A smaller but popular tome in the United States was the World Book encyclopedia, which appealed not to scholars but to household purchasers. Its colorful illustrations and hardy pages made it easy to handle, but it had limited appeal because it was not as detailed as Britannica or other "collegiate" or academic encyclopedias.

By the late 1980s, Microsoft was interested in collaborating with Britannica to make an electronic version of the encyclopedia, as CD-ROMs were becoming a popular publishing platform, storing 650 megabytes of data on a disc, considered quite large at the time. However, Britannica declined, deciding its profits were doing nicely and the company could go it alone in creating electronic editions. It would prove to be a fateful call. Britannica print editions were around $2,000 per set, bringing in decent income for the company and making them rather conservative when it came to disrupting a proven revenue stream.

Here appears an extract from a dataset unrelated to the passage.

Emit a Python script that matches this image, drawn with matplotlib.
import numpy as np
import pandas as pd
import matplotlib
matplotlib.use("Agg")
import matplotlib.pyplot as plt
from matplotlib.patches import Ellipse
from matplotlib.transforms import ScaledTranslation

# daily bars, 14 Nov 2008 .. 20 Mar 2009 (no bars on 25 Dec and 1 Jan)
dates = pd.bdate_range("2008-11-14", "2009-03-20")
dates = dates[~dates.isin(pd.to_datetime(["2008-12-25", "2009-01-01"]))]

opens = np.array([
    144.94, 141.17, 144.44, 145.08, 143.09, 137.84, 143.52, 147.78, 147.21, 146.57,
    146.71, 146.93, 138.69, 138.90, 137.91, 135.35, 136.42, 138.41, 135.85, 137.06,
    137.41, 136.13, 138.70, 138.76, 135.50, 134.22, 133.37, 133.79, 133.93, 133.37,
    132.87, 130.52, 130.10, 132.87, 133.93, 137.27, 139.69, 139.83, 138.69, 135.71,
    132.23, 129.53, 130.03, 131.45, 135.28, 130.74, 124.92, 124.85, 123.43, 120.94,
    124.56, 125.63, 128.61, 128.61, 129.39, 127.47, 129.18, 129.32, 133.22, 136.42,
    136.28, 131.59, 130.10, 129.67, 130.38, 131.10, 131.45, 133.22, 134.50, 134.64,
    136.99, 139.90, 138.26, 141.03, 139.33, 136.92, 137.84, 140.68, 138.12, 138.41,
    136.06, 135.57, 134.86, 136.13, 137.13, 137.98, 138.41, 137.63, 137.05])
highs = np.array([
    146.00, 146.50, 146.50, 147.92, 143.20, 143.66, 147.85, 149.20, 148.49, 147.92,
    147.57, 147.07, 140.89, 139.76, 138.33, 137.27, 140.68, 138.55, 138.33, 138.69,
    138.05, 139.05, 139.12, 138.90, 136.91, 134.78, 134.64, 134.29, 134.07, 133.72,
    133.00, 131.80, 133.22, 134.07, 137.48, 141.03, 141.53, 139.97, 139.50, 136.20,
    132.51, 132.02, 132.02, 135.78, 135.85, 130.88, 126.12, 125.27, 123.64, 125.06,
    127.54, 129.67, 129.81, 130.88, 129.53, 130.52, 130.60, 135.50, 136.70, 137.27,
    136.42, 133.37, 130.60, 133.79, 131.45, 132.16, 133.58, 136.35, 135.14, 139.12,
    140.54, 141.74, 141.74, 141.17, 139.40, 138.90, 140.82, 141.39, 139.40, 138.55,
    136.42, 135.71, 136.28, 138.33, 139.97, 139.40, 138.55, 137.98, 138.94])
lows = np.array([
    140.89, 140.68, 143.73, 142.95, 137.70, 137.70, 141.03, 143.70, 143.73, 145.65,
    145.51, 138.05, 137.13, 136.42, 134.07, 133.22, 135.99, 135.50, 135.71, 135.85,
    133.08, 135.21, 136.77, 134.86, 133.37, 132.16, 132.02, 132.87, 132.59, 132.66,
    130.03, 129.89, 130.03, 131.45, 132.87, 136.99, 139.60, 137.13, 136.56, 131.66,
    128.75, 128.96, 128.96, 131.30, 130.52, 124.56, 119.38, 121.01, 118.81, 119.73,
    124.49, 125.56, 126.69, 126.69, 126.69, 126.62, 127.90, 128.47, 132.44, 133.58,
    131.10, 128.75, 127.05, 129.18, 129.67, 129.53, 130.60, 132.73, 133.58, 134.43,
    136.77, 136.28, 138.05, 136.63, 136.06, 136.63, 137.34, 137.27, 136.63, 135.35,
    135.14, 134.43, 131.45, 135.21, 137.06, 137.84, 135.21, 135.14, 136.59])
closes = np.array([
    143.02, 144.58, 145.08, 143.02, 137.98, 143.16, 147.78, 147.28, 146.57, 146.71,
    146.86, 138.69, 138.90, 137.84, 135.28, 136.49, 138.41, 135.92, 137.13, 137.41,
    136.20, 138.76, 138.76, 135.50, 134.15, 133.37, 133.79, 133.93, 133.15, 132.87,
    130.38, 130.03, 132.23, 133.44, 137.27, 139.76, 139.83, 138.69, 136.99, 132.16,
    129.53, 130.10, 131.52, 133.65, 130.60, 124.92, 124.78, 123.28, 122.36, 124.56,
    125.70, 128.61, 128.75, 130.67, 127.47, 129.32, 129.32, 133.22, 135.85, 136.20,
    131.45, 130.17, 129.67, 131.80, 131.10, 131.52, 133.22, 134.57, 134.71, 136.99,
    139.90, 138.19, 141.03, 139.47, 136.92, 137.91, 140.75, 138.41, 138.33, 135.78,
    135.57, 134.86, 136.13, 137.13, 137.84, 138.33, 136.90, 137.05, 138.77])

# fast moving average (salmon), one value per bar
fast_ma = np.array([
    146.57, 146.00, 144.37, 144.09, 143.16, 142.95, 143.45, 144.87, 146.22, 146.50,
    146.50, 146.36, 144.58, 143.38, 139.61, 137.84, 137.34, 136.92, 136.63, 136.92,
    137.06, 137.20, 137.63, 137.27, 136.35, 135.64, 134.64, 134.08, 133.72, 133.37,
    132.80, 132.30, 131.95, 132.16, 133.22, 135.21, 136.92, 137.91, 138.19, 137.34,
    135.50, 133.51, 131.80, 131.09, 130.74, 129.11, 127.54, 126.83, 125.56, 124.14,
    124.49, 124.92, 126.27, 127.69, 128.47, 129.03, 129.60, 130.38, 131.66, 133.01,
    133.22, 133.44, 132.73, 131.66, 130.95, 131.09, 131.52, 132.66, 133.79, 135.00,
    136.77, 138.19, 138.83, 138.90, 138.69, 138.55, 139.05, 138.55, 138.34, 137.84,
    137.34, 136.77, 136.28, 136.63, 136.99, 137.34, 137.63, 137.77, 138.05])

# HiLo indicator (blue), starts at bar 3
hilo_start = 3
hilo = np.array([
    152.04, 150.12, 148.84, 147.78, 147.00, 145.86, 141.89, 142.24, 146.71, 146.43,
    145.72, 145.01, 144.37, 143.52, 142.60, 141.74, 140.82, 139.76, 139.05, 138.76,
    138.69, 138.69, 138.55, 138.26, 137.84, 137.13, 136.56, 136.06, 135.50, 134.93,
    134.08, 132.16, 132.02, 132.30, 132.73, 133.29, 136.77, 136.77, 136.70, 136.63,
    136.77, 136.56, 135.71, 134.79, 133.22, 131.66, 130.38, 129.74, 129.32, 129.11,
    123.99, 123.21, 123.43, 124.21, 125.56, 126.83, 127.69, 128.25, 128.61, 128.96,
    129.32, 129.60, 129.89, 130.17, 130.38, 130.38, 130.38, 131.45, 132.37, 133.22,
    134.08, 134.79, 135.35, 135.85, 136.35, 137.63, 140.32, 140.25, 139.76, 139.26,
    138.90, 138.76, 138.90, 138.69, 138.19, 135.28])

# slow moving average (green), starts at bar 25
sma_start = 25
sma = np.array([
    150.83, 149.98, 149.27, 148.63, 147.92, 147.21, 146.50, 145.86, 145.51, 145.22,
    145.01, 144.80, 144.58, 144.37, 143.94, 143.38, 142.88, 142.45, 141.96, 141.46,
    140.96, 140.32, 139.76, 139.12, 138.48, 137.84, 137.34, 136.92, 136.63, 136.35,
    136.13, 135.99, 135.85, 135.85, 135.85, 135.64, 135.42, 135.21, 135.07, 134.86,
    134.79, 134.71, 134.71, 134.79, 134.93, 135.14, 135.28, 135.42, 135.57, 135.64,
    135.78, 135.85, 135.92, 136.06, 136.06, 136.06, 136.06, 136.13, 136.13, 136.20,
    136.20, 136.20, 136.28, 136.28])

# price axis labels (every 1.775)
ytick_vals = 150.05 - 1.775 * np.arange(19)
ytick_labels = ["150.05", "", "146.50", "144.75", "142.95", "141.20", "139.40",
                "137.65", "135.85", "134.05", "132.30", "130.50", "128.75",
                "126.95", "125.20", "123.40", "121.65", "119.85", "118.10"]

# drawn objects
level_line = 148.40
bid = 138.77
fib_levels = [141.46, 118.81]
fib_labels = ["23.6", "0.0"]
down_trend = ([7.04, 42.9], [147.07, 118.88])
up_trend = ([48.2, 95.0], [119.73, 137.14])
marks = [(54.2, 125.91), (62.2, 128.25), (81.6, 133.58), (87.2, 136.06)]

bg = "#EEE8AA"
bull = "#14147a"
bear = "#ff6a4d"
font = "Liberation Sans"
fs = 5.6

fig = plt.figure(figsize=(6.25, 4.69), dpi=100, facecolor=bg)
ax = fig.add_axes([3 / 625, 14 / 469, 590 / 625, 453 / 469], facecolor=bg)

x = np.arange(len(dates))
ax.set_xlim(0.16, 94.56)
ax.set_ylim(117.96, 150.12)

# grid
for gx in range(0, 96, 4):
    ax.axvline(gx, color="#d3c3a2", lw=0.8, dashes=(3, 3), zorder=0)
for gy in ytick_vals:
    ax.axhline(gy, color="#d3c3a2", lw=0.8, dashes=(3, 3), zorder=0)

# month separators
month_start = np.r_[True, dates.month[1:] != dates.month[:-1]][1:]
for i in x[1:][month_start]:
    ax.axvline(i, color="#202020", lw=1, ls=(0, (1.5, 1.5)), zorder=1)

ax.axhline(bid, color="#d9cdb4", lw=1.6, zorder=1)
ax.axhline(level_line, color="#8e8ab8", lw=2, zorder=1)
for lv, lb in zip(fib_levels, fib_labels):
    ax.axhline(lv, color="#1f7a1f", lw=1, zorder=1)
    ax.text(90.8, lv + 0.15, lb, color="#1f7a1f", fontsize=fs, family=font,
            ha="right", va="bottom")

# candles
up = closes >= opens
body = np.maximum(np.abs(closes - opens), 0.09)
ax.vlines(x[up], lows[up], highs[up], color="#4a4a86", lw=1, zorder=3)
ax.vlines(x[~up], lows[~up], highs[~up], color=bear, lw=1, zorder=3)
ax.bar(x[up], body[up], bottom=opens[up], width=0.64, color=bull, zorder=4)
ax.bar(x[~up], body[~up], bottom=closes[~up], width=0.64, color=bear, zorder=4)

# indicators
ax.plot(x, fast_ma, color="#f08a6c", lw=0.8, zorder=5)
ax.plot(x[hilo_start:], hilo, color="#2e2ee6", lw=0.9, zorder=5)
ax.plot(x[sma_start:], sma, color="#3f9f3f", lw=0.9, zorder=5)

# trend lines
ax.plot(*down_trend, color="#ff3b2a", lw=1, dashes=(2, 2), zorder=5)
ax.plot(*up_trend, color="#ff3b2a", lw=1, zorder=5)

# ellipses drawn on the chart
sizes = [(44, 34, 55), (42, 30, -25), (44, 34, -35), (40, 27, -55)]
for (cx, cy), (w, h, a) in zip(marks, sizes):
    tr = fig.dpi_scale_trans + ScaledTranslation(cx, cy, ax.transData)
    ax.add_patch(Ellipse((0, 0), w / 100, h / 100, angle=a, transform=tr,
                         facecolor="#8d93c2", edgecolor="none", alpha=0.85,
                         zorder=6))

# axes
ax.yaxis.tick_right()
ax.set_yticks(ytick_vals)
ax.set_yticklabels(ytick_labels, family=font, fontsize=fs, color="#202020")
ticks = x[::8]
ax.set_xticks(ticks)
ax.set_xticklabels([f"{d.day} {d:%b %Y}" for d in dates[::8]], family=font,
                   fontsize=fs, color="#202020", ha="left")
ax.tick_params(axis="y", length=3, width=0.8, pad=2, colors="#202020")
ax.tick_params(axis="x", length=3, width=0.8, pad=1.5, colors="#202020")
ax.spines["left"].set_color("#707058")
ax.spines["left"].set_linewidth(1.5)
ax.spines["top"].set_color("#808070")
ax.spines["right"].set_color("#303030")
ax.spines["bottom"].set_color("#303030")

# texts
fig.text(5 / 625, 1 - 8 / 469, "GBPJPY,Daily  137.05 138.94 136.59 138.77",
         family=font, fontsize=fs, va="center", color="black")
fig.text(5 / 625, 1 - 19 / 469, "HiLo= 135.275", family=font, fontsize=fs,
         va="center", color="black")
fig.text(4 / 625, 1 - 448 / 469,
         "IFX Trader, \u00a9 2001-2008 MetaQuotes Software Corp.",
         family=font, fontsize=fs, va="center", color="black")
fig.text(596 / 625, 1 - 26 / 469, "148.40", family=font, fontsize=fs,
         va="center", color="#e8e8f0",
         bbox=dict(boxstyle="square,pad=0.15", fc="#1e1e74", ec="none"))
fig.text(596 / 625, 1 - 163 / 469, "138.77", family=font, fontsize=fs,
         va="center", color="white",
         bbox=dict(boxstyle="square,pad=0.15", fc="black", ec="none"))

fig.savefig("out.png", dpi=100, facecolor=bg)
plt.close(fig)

Microsoft still wanted to make an encyclopedia product, and went looking at other encyclopedias using its classic "embrace and extend" model: Identify and follow the lead of a competitor, but establish a superior product. It found a partner in Funk & Wagnalls. It licensed the content from their Standard Encyclopedia to publish the CD-ROM-based Microsoft Encarta encyclopedia in 1993. At first it was considered unimpressive, and not terribly competitive in the marketplace. But because Encarta CD-ROMs were bundled with many new computer purchases of Microsoft Windows it tore into sales of Britannica’s print product. Only in 1994 did Britannica come back with a CD-ROM product, which sold for $995 or came bundled for free with a purchase of its pricey print edition. There was also an online edition of Britannica, but subscriptions were $2,000 a year. Britannica tried to hold its own with its deeper and more reputable content, but Microsoft continued to aggressively upgrade Encarta by buying Collier’s Encyclopedia and adding more innovative multimedia features. By the time 2000 rolled around, both Encarta and Britannica had disc-based electronic editions for sale and online editions that required subscriptions. Since Encarta was part of the Microsoft behemoth, there was no pressure for it to make money on its own. Britannica was struggling at the time to compete price- and feature-wise with Microsoft.

World Book came out with a CD-ROM edition of its encyclopedia as well, appealing to the same household market, but chose not to have an online version. Among the three big players in the English-language market, there was no complete and modern encyclopedia available for free on the Internet. With content behind the "subscription firewall," Encarta and Britannica had annual prices tailored primarily to big-budget institutions, such as libraries and universities.

At least the English-language encyclopedia market had choices. For many other languages, the choices were even fewer, with one dominant encyclopedia and a smattering of much smaller ones. For Germans, the Brockhaus was the most famous and for the French the Grand Larousse Encyclopedique.

The market was ripe for something to fill the void.